During his eight years in office, President Barack Obama signed 276 Executive Orders. As this story goes to press, President Trump has signed seven Executive Orders and seven Presidential Memorandums since being sworn into office his inauguration.

Presidents have occasionally gotten into trouble for their Executive Orders. For example, during the Korean War in 1950, President Harry S. Truman tried to nationalize the nation’s steel mills when steel workers went on strike. The Supreme Court struck the order down in Youngstown Sheet and Tube v. Sawyer. 

     Because the president has jurisdiction over the country’s Immigration and Naturalization Act, something the Constitution doesn’t actually address, an Executive Order regarding immigration is within his mandate, Bomboy said. President Obama designated three of these countries — Yemen, Somalia, and Libya — as “countries of concern” and restricted the visas of people who visited these countries in 2016 due to Department of Homeland Security concerns.

But while orders like this are within the President’s purview, the combination of the Executive Order’s execution and its seeming focus on Muslims is most likely why people are taking to the streets…and to the courts, Bomboy said.

“I think that one of the things that caught people by surprise over the weekend is that there was no understanding that implementing this would impact green card holders,” he said. “After 24 hours, the Department of Homeland Security said that it didn’t apply to green card holders. DHS was totally blindsided by this.”

For many of the protestors, the fact that much of this Executive Order was aimed at Muslim countries brought up some First Amendment concerns. Under the First Amendment, Congress can’t restrict speech, freedom of the press, right to assemble and petition the government, and freedom of religion.

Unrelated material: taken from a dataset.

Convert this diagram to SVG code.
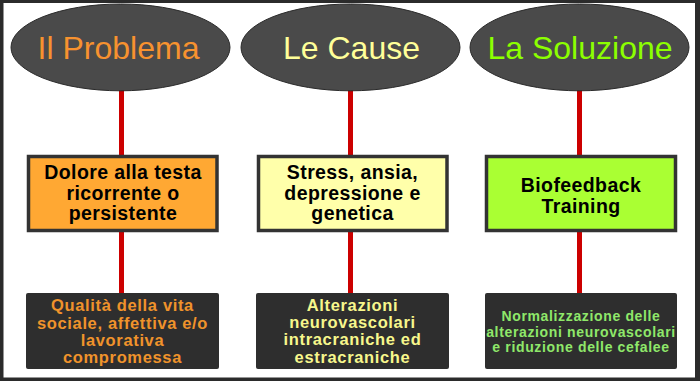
<svg xmlns="http://www.w3.org/2000/svg" width="700" height="381" viewBox="0 0 700 381">
<style>
.title{font-family:"Liberation Sans",Arial,sans-serif;font-size:32px;text-anchor:middle}
.mid{font-family:"Liberation Sans",Arial,sans-serif;font-size:19.5px;font-weight:bold;text-anchor:middle;fill:#000;letter-spacing:0.4px}
.low{font-family:"Liberation Sans",Arial,sans-serif;font-size:16.5px;font-weight:bold;text-anchor:middle;letter-spacing:0.65px}
.low3{font-family:"Liberation Sans",Arial,sans-serif;font-size:14px;font-weight:bold;text-anchor:middle;letter-spacing:0.65px;fill:#8FE86A}
.ell{fill:#4a4a4a;stroke:#2a2a2a;stroke-width:1}
.box{stroke:#333;stroke-width:3.5}
.dark{fill:#2e2e2e}
.conn{stroke:#CC0000;stroke-width:5;fill:none}
</style>
<rect x="0" y="0" width="700" height="381" fill="#2b2b2b"/>
<rect x="3.5" y="3" width="691.5" height="374.5" fill="#ffffff"/>
<g id="connectors">
<line class="conn" x1="121.5" y1="90" x2="121.5" y2="156"/>
<line class="conn" x1="121.5" y1="231" x2="121.5" y2="294"/>
<line class="conn" x1="350.5" y1="90" x2="350.5" y2="156"/>
<line class="conn" x1="350.5" y1="231" x2="350.5" y2="294"/>
<line class="conn" x1="579.5" y1="90" x2="579.5" y2="156"/>
<line class="conn" x1="579.5" y1="231" x2="579.5" y2="294"/>
</g>
<g id="title-problema">
<ellipse class="ell" cx="120.5" cy="47.4" rx="109.5" ry="43.4"/>
<text class="title" x="118.5" y="59.3" fill="#F7922F">Il Problema</text>
</g>
<g id="title-cause">
<ellipse class="ell" cx="350.5" cy="47.4" rx="109.5" ry="43.4"/>
<text class="title" x="351.5" y="59.3" fill="#FFFF99">Le Cause</text>
</g>
<g id="title-soluzione">
<ellipse class="ell" cx="579.5" cy="47.4" rx="109.5" ry="43.4"/>
<text class="title" x="580" y="59.3" fill="#8CFF00">La Soluzione</text>
</g>
<g id="box-problema">
<rect class="box" x="28.5" y="156.5" width="188.5" height="74" fill="#FFA833"/>
<text class="mid" x="123" y="179.4">Dolore alla testa</text>
<text class="mid" x="123" y="199.8">ricorrente o</text>
<text class="mid" x="123" y="220.2">persistente</text>
</g>
<g id="box-cause">
<rect class="box" x="258.5" y="156.5" width="188.5" height="74" fill="#FFFFAA"/>
<text class="mid" x="352.5" y="179.4">Stress, ansia,</text>
<text class="mid" x="352.5" y="199.8">depressione e</text>
<text class="mid" x="352.5" y="220.2">genetica</text>
</g>
<g id="box-soluzione">
<rect class="box" x="486.5" y="156.5" width="189" height="74" fill="#AAFF33"/>
<text class="mid" x="581" y="191.7">Biofeedback</text>
<text class="mid" x="581" y="212.7">Training</text>
</g>
<g id="out-problema">
<rect class="dark" x="26" y="293" width="193" height="76" rx="2"/>
<text class="low" x="122.5" y="311.3" fill="#F0932B">Qualità della vita</text>
<text class="low" x="122.5" y="328.6" fill="#F0932B">sociale, affettiva e/o</text>
<text class="low" x="122.5" y="345.9" fill="#F0932B">lavorativa</text>
<text class="low" x="122.5" y="363.2" fill="#F0932B">compromessa</text>
</g>
<g id="out-cause">
<rect class="dark" x="256" y="293" width="193" height="76" rx="2"/>
<text class="low" x="352.5" y="310.7" fill="#F7F78C">Alterazioni</text>
<text class="low" x="352.5" y="328" fill="#F7F78C">neurovascolari</text>
<text class="low" x="352.5" y="345.3" fill="#F7F78C">intracraniche ed</text>
<text class="low" x="352.5" y="362.6" fill="#F7F78C">estracraniche</text>
</g>
<g id="out-soluzione">
<rect class="dark" x="485" y="293" width="192" height="76" rx="2"/>
<text class="low3" x="581" y="320.7">Normalizzazione delle</text>
<text class="low3" x="581" y="336.5">alterazioni neurovascolari</text>
<text class="low3" x="581" y="352.3">e riduzione delle cefalee</text>
</g>
</svg>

But do these freedoms apply to people coming into the country from foreign lands?

It depends, Bomboy said.

“The Constitution applies to you when you’re on American soil or anywhere where we have jurisdiction,” he said. “You don’t have to be a citizen. In the case of the immigration order, green card holders have the same rights as you or I would have. But if you’re applying for a visa from one of these countries, or you’re a refugee seeking asylum, it doesn’t apply.”

Flush with a $24 million war chest gained from donations the organization received when the “immigration ban” was announced, the American Civil Liberties Union is headed back to court to get this Executive Order overturned. The ACLU’s court filings on Saturday night led to both local and national stays of the order.